* _The exercise_
Everything from the first line of the data through the line with "import numpy as np" is to be echoed exactly, minus the pictures.
►
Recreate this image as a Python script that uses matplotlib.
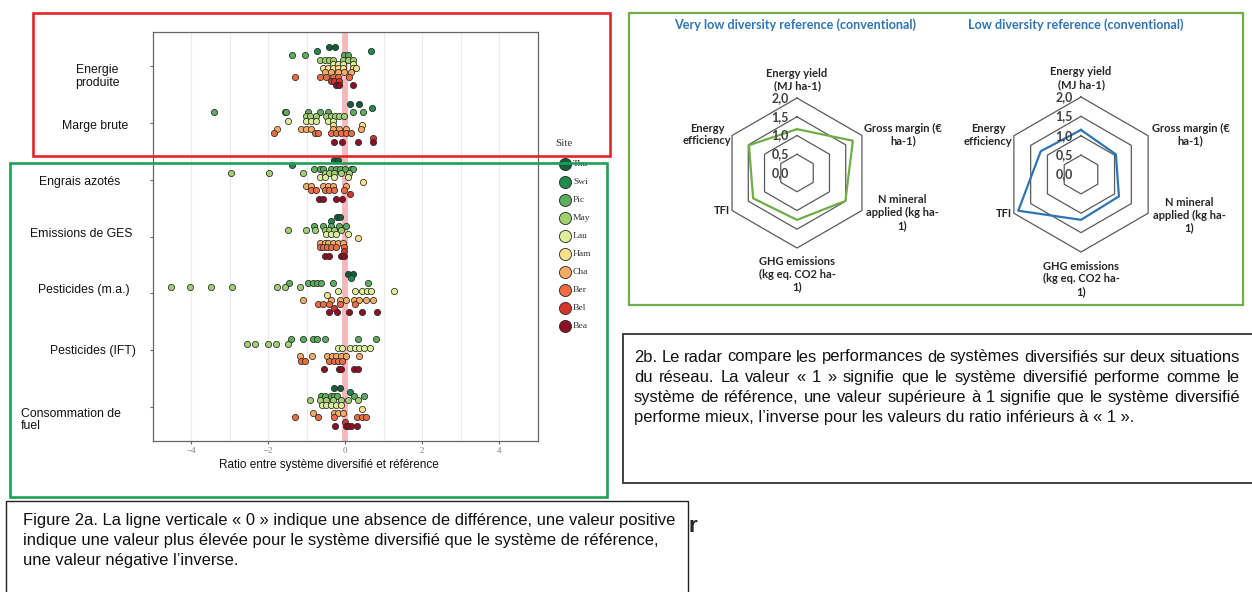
import matplotlib
matplotlib.use('Agg')
import matplotlib.pyplot as plt
from matplotlib.patches import Rectangle
import numpy as np

W, H = 1252, 592
SANS = 'Liberation Sans'
NARROW = ['Liberation Sans Narrow', 'Liberation Sans']
SERIF = 'Liberation Serif'
CAL = 'Lato'

# --- panel 2a : ratio per site and indicator ---
sites = ['Thu', 'Swi', 'Pic', 'May', 'Lau', 'Ham', 'Cha', 'Ber', 'Bel', 'Bea']
site_colors = ['#11603a', '#1e8a4c', '#5cad5e', '#a0d070', '#dcee9a',
               '#fde08e', '#f8ab62', '#ef6c42', '#d4362a', '#8d0e25']

categories = ['Energie\nproduite', 'Marge brute', 'Engrais azotés', 'Emissions de GES',
              'Pesticides (m.a.)', 'Pesticides (IFT)', 'Consommation de\nfuel']

energie_produite = {
    'Thu': [-0.41, -0.26],
    'Swi': [-0.73, 0.67],
    'Pic': [-1.38, -1.03, -0.02, 0.07],
    'May': [-0.66, -0.53, -0.41, -0.32, -0.06, 0.07, 0.20],
    'Lau': [-0.32, -0.19, -0.06, 0.20],
    'Ham': [-0.58, -0.45, -0.32, -0.19, -0.06, 0.20, 0.28],
    'Cha': [-0.53, -0.36, -0.19, -0.02, 0.16],
    'Ber': [-1.29, -0.66, -0.49, -0.32, -0.19, 0.11],
    'Bel': [-0.36, -0.28, -0.15],
    'Bea': [-0.23, -0.15, 0.20],
}
marge_brute = {
    'Thu': [0.13, 0.37],
    'Swi': [0.70],
    'Pic': [-3.40, -1.57, -1.53, -0.95, -0.65, -0.43, 0.21, 0.48],
    'May': [-1.01, -0.90, -0.75, -0.49, -0.36, -0.26, -0.15, -0.02],
    'Lau': [-1.47, -1.01, -0.88, -0.75, -0.45, -0.32],
    'Ham': [-0.32, 0.43],
    'Cha': [-1.76, -1.14, -1.01, -0.88, -0.32, -0.15, 0.03, 0.41],
    'Ber': [-1.84, -0.79, -0.71, -0.36, -0.23, -0.10, 0.03, 0.16],
    'Bel': [0.74],
    'Bea': [-0.28, -0.09, 0.33, 0.74],
}
engrais_azotes = {
    'Thu': [-0.29, -0.19],
    'Swi': [-1.37],
    'Pic': [-0.81, -0.66, -0.56, -0.36, -0.23, -0.12, 0.01, 0.16, 0.20],
    'May': [-2.97, -1.98, -1.09, -0.53, -0.41, -0.28, -0.10, 0.11],
    'Lau': [-0.66, -0.53, -0.28, 0.09],
    'Ham': [0.47],
    'Cha': [-1.01, -0.88, -0.58, -0.45, -0.32, 0.03],
    'Ber': [-0.88, -0.75, -0.53, -0.41, -0.28, -0.02],
    'Bel': [0.14],
    'Bea': [-0.68, -0.58, -0.23, -0.09],
}
emissions_ges = {
    'Thu': [-0.21, -0.12],
    'Swi': [-0.36],
    'Pic': [-0.81, -0.58, -0.36, -0.15, 0.03],
    'May': [-1.48, -1.01, -0.78, -0.53, -0.41, -0.28, -0.10],
    'Lau': [-0.49, -0.36, -0.23, 0.07],
    'Ham': [0.33],
    'Cha': [-0.64, -0.53, -0.45, -0.32, -0.19, -0.06],
    'Ber': [-0.66, -0.58, -0.47, -0.36, -0.23, -0.02],
    'Bel': [-0.02],
    'Bea': [-0.52, -0.41, -0.10, -0.02],
}
pesticides_ma = {
    'Thu': [0.09, 0.20],
    'Swi': [0.16],
    'Pic': [-1.46, -0.95, -0.84, -0.73, -0.62, -0.30, 0.59],
    'May': [-4.52, -4.03, -3.48, -2.93, -1.76, -1.57, -1.16],
    'Lau': [-0.19, 0.26, 0.44, 0.57, 0.67, 1.26],
    'Ham': [-0.47],
    'Cha': [-1.08, -0.36, -0.12, 0.03, 0.24, 0.37, 0.54, 0.72],
    'Ber': [-0.71, -0.58, -0.41, -0.12, 0.26],
    'Bel': [-0.28],
    'Bea': [-0.41, -0.22, 0.11, 0.43, 0.82],
}
pesticides_ift = {
    'Pic': [-1.40, -1.09, -0.82, -0.73, -0.51, 0.33, 0.80],
    'May': [-2.54, -2.33, -2.00, -1.78, -1.48],
    'Lau': [-0.19, -0.09, 0.13, 0.26, 0.37, 0.50, 0.65],
    'Cha': [-1.16, -0.85, -0.47, -0.34, -0.23, -0.10, 0.03, 0.37],
    'Ber': [-1.14, -1.03, -0.41, -0.29, -0.17, -0.08],
    'Bea': [-0.55, -0.16, -0.10, 0.24, 0.33],
}
conso_fuel = {
    'Thu': [-0.28, -0.12],
    'Swi': [0.13],
    'Pic': [-0.62, -0.53, -0.36, -0.29, -0.21, 0.24, 0.50],
    'May': [-0.90, -0.66, -0.49, -0.32, -0.10, 0.07, 0.33],
    'Lau': [-0.60, -0.49, -0.36, -0.23, -0.10],
    'Ham': [0.44],
    'Cha': [-0.82, -0.28, -0.17, -0.06],
    'Ber': [-1.29, -0.71, -0.29, 0.31, 0.43, 0.54],
    'Bel': [0.00],
    'Bea': [-0.26, 0.03, 0.09, 0.16, 0.31],
}
category_data = [energie_produite, marge_brute, engrais_azotes, emissions_ges,
                 pesticides_ma, pesticides_ift, conso_fuel]
x_ticks = [-4, -2, 0, 2, 4]

# --- panel 2b : radars ---
radar_labels = ['Energy yield\n(MJ ha-1)', 'Gross margin (€\nha-1)', 'N mineral\napplied (kg ha-\n1)',
                'GHG emissions\n(kg eq. CO2 ha-\n1)', 'TFI', 'Energy\nefficiency']
radar_ticks = [0.0, 0.5, 1.0, 1.5, 2.0]
radar_very_low = [1.17, 1.72, 1.49, 1.25, 1.35, 1.48]
radar_low = [1.15, 1.04, 1.13, 1.17, 1.87, 1.20]

caption_2a = ['Figure 2a. La ligne verticale « 0 » indique une absence de différence, une valeur positive',
              'indique une valeur plus élevée pour le système diversifié que le système de référence,',
              'une valeur négative l’inverse.']
caption_2b = ['2b. Le radar compare les performances de systèmes diversifiés sur deux situations',
              'du réseau. La valeur « 1 » signifie que le système diversifié performe comme le',
              'système de référence, une valeur supérieure à 1 signifie que le système diversifié',
              'performe mieux, l’inverse pour les valeurs du ratio inférieurs à « 1 ».']


def px_box(x0, y0, x1, y1):
    return [x0 / W, 1 - y1 / H, (x1 - x0) / W, (y1 - y0) / H]


fig = plt.figure(figsize=(W / 100, H / 100), dpi=100)
renderer = fig.canvas.get_renderer()

# overlay in pixel units for frames and free text
pix = fig.add_axes([0, 0, 1, 1], zorder=5)
pix.set_xlim(0, W)
pix.set_ylim(H, 0)
pix.axis('off')
pix.patch.set_alpha(0)


def text_width(txt, size, family=SANS, weight='normal'):
    t = pix.text(0, 0, txt, family=family, fontsize=size, fontweight=weight)
    w = t.get_window_extent(renderer).width
    t.remove()
    return w


# ---------------- strip plot ----------------
ax = fig.add_axes(px_box(152.5, 32, 537.5, 441))
ax.set_xlim(-5, 5)
ax.set_ylim(7.6, 0.4)
ax.axvspan(-0.078, 0.078, color='#f5a3a8', alpha=0.75, lw=0, zorder=1)
for ci, data in enumerate(category_data):
    for si, site in enumerate(sites):
        xs = data.get(site, [])
        if not xs:
            continue
        ys = [ci + 1 - 0.34 + si * 0.075] * len(xs)
        ax.scatter(xs, ys, s=20, c=site_colors[si], edgecolors='#262626', linewidths=0.55, zorder=3)

ax.set_xticks(x_ticks)
ax.set_xticks(range(-5, 6), minor=True)
ax.tick_params(axis='x', which='minor', length=0)
ax.grid(axis='x', which='both', color='#ebebeb', lw=0.8)
ax.set_axisbelow(True)
ax.set_yticks(range(1, 8))
ax.set_yticklabels([])
ax.tick_params(axis='both', which='major', length=2.5, color='#666666', width=0.8)
ax.tick_params(axis='x', labelsize=6.5, labelcolor='#808080', pad=2)
for lbl in ax.get_xticklabels():
    lbl.set_fontfamily(SERIF)
for sp in ax.spines.values():
    sp.set_color('#666666')
    sp.set_linewidth(0.9)

ylabel_x = [97, 95, 80, 81, 84, 93, 21]
ylabel_y = [76.5, 126, 182, 234, 290, 351, 420]
for i, txt in enumerate(categories):
    ha = 'left' if i == len(categories) - 1 else 'center'
    pix.text(ylabel_x[i], ylabel_y[i], txt, ha=ha, va='center', ma=ha, family=SANS,
             fontsize=8.8, color='#111111', linespacing=1.05)

pix.text(329, 465, 'Ratio entre système diversifié et référence', ha='center', va='center',
         family=SANS, fontsize=8.5, color='#111111')

# legend
pix.text(564, 144, 'Site', ha='center', va='center', family=SERIF, fontsize=8, color='#333333')
leg_x, leg_y0, leg_step = 565, 164, 18
for i, (site, col) in enumerate(zip(sites, site_colors)):
    y = leg_y0 + i * leg_step
    pix.scatter([leg_x], [y], s=76, c=col, edgecolors='#262626', linewidths=0.6, zorder=6)
    pix.text(leg_x + 8, y, site, ha='left', va='center', family=SERIF, fontsize=6.8, color='#333333')

# ---------------- radars ----------------
angles = np.deg2rad([90, 30, -30, -90, -150, 150])
closed = np.append(angles, angles[0])
label_offsets = [(0, -93.5), (106, -38.5), (105, 39.5), (0, 101), (-75, 38), (-90, -38.5)]
label_size = 7.5 * 77 / text_width('Gross margin (€', 7.5, CAL, 'bold')
title_size = 8 * 244 / text_width('Very low diversity reference (conventional)', 8, CAL, 'bold')


def draw_radar(cx, cy, R, values, color, title, title_x):
    scale = R / 2.0
    half = 110
    rax = fig.add_axes(px_box(cx - half, cy - half, cx + half, cy + half))
    lim = half / scale
    rax.set_xlim(-lim, lim)
    rax.set_ylim(-lim, lim)
    rax.axis('off')
    rax.patch.set_alpha(0)
    for v in radar_ticks[1:]:
        rax.plot(v * np.cos(closed), v * np.sin(closed), color='#5a5a5a', lw=0.9)
    vals = np.append(values, values[0])
    rax.plot(vals * np.cos(closed), vals * np.sin(closed), color=color, lw=1.6, zorder=3)
    for v in radar_ticks:
        rax.text(-8 / scale, v, ('%.1f' % v).replace('.', ','), ha='right', va='center',
                 family=CAL, fontweight='bold', fontsize=9, color='#404040', zorder=4)
    k = R / 75.0
    for lbl, (dx, dy) in zip(radar_labels, label_offsets):
        pix.text(cx + dx * k, cy + dy * k, lbl, ha='center', va='center', ma='center',
                 family=CAL, fontweight='bold', fontsize=label_size, color='#262626', linespacing=1.2)
    pix.text(title_x, 25, title, ha='center', va='center', family=CAL, fontweight='bold',
             fontsize=title_size, color='#2e75b6')


draw_radar(797, 173, 75, radar_very_low, '#70ad47', 'Very low diversity reference (conventional)', 795)
draw_radar(1081, 174.5, 77.5, radar_low, '#2e75b6', 'Low diversity reference (conventional)', 1076)

# ---------------- frames ----------------
pix.add_patch(Rectangle((33, 13), 577, 143, fill=False, ec='#e3262a', lw=1.9, zorder=10))
pix.add_patch(Rectangle((10, 163), 597, 334, fill=False, ec='#1fa155', lw=1.9, zorder=10))
pix.add_patch(Rectangle((629, 13), 614, 292, fill=False, ec='#72ad4c', lw=1.6, zorder=10))

# hidden heading letter peeking out behind caption box
pix.text(688, 532, 'r', ha='left', va='baseline', family=SANS, fontweight='bold', fontsize=16,
         color='#222222', zorder=7)
pix.add_patch(Rectangle((6, 501), 682, 120, fc='white', ec='#222222', lw=1.0, zorder=8))
pix.add_patch(Rectangle((623, 334), 660, 149, fc='white', ec='#333333', lw=1.3, zorder=8))

# caption 2a, left aligned
size_a = 10 * 652 / text_width(caption_2a[0], 10)
for i, line in enumerate(caption_2a):
    pix.text(23, 520 + i * 20, line, ha='left', va='center', family=SANS, fontsize=size_a,
             color='#111111', zorder=9)

# caption 2b, justified
x_left, x_right = 634, 1240
size_b = 10 * (x_right - x_left - 8) / text_width(caption_2b[2], 10, NARROW)
for i, line in enumerate(caption_2b):
    y = 357 + i * 20.3
    if i == len(caption_2b) - 1:
        pix.text(x_left, y, line, ha='left', va='center', family=NARROW, fontsize=size_b,
                 color='#111111', zorder=9)
        continue
    words = line.split(' ')
    widths = [text_width(wd, size_b, NARROW) for wd in words]
    gap = (x_right - x_left - sum(widths)) / (len(words) - 1)
    x = x_left
    for wd, w in zip(words, widths):
        pix.text(x, y, wd, ha='left', va='center', family=NARROW, fontsize=size_b,
                 color='#111111', zorder=9)
        x += w + gap

fig.savefig('out.png', dpi=100)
◄
* _Result below_
Recreate this image as a Python script that uses matplotlib.
import matplotlib
matplotlib.use('Agg')
import matplotlib.pyplot as plt
from matplotlib.patches import Rectangle
import numpy as np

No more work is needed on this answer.